■ Given problem ■
Exactly repeat the material, dropping every picture from the copy.

····················

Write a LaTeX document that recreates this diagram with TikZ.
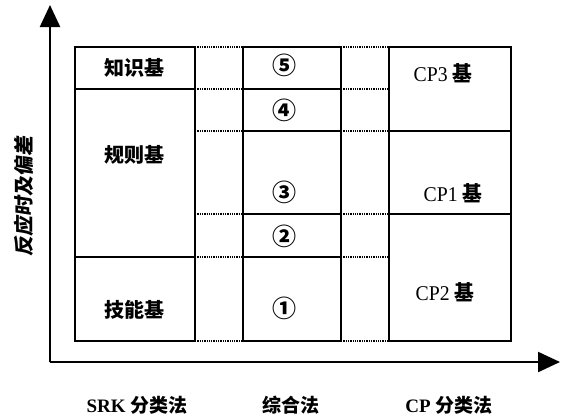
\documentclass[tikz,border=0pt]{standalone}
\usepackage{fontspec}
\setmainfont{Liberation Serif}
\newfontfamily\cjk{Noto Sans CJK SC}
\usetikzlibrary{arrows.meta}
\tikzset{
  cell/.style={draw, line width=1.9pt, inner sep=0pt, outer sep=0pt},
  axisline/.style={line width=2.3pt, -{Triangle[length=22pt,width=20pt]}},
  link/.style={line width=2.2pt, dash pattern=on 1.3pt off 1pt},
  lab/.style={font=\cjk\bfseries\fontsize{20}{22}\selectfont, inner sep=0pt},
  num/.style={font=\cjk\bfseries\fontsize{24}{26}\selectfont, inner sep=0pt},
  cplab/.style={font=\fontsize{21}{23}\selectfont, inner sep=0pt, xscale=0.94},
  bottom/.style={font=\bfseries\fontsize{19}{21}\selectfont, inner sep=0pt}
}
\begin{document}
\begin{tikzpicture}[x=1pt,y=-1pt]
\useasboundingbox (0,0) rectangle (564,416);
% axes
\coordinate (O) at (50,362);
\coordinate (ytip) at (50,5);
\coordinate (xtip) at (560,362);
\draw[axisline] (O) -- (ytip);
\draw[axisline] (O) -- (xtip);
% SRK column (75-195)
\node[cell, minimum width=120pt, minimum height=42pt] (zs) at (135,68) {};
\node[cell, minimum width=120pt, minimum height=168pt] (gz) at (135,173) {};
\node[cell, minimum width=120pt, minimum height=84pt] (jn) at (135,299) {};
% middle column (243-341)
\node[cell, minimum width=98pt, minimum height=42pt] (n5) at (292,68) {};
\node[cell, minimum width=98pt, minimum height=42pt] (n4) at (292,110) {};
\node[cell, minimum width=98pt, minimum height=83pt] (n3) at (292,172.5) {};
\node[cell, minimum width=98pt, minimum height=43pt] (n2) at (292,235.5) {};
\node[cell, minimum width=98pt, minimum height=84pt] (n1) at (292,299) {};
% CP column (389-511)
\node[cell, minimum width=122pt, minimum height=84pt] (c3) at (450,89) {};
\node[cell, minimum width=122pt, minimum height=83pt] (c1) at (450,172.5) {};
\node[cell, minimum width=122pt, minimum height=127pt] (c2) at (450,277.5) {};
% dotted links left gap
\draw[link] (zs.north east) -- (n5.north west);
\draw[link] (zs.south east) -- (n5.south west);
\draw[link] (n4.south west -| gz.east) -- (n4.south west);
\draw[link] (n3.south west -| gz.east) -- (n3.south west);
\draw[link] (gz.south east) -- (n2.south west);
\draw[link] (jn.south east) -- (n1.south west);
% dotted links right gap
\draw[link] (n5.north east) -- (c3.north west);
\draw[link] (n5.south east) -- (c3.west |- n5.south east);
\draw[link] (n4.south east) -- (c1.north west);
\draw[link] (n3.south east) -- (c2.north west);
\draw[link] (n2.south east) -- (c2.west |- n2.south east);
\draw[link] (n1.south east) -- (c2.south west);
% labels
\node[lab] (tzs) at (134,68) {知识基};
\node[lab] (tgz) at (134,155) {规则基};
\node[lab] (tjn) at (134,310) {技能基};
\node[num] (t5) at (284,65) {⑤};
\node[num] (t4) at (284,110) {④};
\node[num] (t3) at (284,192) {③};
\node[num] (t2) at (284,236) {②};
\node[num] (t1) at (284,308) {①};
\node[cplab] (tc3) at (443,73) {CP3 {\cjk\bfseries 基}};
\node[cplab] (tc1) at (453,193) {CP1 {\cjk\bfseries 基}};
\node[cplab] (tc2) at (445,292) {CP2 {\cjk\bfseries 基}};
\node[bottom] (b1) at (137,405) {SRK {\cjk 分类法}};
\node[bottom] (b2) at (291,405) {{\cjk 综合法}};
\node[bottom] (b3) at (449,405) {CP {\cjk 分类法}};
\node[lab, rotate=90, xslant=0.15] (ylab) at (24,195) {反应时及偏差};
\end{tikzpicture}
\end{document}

····················

■ Task result ■
Write a LaTeX document that recreates this diagram with TikZ.
\documentclass[tikz,border=0pt]{standalone}
\usepackage{fontspec}
\setmainfont{Liberation Serif}
\newfontfamily\cjk{Noto Sans CJK SC}
\usetikzlibrary{arrows.meta}
\tikzset{
  cell/.style={draw, line width=1.9pt, inner sep=0pt, outer sep=0pt},
  axisline/.style={line width=2.3pt, -{Triangle[length=22pt,width=20pt]}},
  link/.style={line width=2.2pt, dash pattern=on 1.3pt off 1pt},
  lab/.style={font=\cjk\bfseries\fontsize{20}{22}\selectfont, inner sep=0pt},
  num/.style={font=\cjk\bfseries\fontsize{24}{26}\selectfont, inner sep=0pt},
  cplab/.style={font=\fontsize{21}{23}\selectfont, inner sep=0pt, xscale=0.94},
  bottom/.style={font=\bfseries\fontsize{19}{21}\selectfont, inner sep=0pt}
}
\begin{document}
\begin{tikzpicture}[x=1pt,y=-1pt]
\useasboundingbox (0,0) rectangle (564,416);
% axes
\coordinate (O) at (50,362);
\coordinate (ytip) at (50,5);
\coordinate (xtip) at (560,362);
\draw[axisline] (O) -- (ytip);
\draw[axisline] (O) -- (xtip);
% SRK column (75-195)
\node[cell, minimum width=120pt, minimum height=42pt] (zs) at (135,68) {};
\node[cell, minimum width=120pt, minimum height=168pt] (gz) at (135,173) {};
\node[cell, minimum width=120pt, minimum height=84pt] (jn) at (135,299) {};
% middle column (243-341)
\node[cell, minimum width=98pt, minimum height=42pt] (n5) at (292,68) {};
\node[cell, minimum width=98pt, minimum height=42pt] (n4) at (292,110) {};
\node[cell, minimum width=98pt, minimum height=83pt] (n3) at (292,172.5) {};
\node[cell, minimum width=98pt, minimum height=43pt] (n2) at (292,235.5) {};
\node[cell, minimum width=98pt, minimum height=84pt] (n1) at (292,299) {};
% CP column (389-511)
\node[cell, minimum width=122pt, minimum height=84pt] (c3) at (450,89) {};
\node[cell, minimum width=122pt, minimum height=83pt] (c1) at (450,172.5) {};
\node[cell, minimum width=122pt, minimum height=127pt] (c2) at (450,277.5) {};
% dotted links left gap
\draw[link] (zs.north east) -- (n5.north west);
\draw[link] (zs.south east) -- (n5.south west);
\draw[link] (n4.south west -| gz.east) -- (n4.south west);
\draw[link] (n3.south west -| gz.east) -- (n3.south west);
\draw[link] (gz.south east) -- (n2.south west);
\draw[link] (jn.south east) -- (n1.south west);
% dotted links right gap
\draw[link] (n5.north east) -- (c3.north west);
\draw[link] (n5.south east) -- (c3.west |- n5.south east);
\draw[link] (n4.south east) -- (c1.north west);
\draw[link] (n3.south east) -- (c2.north west);
\draw[link] (n2.south east) -- (c2.west |- n2.south east);
\draw[link] (n1.south east) -- (c2.south west);
% labels
\node[lab] (tzs) at (134,68) {知识基};
\node[lab] (tgz) at (134,155) {规则基};
\node[lab] (tjn) at (134,310) {技能基};
\node[num] (t5) at (284,65) {⑤};
\node[num] (t4) at (284,110) {④};
\node[num] (t3) at (284,192) {③};
\node[num] (t2) at (284,236) {②};
\node[num] (t1) at (284,308) {①};
\node[cplab] (tc3) at (443,73) {CP3 {\cjk\bfseries 基}};
\node[cplab] (tc1) at (453,193) {CP1 {\cjk\bfseries 基}};
\node[cplab] (tc2) at (445,292) {CP2 {\cjk\bfseries 基}};
\node[bottom] (b1) at (137,405) {SRK {\cjk 分类法}};
\node[bottom] (b2) at (291,405) {{\cjk 综合法}};
\node[bottom] (b3) at (449,405) {CP {\cjk 分类法}};
\node[lab, rotate=90, xslant=0.15] (ylab) at (24,195) {反应时及偏差};
\end{tikzpicture}
\end{document}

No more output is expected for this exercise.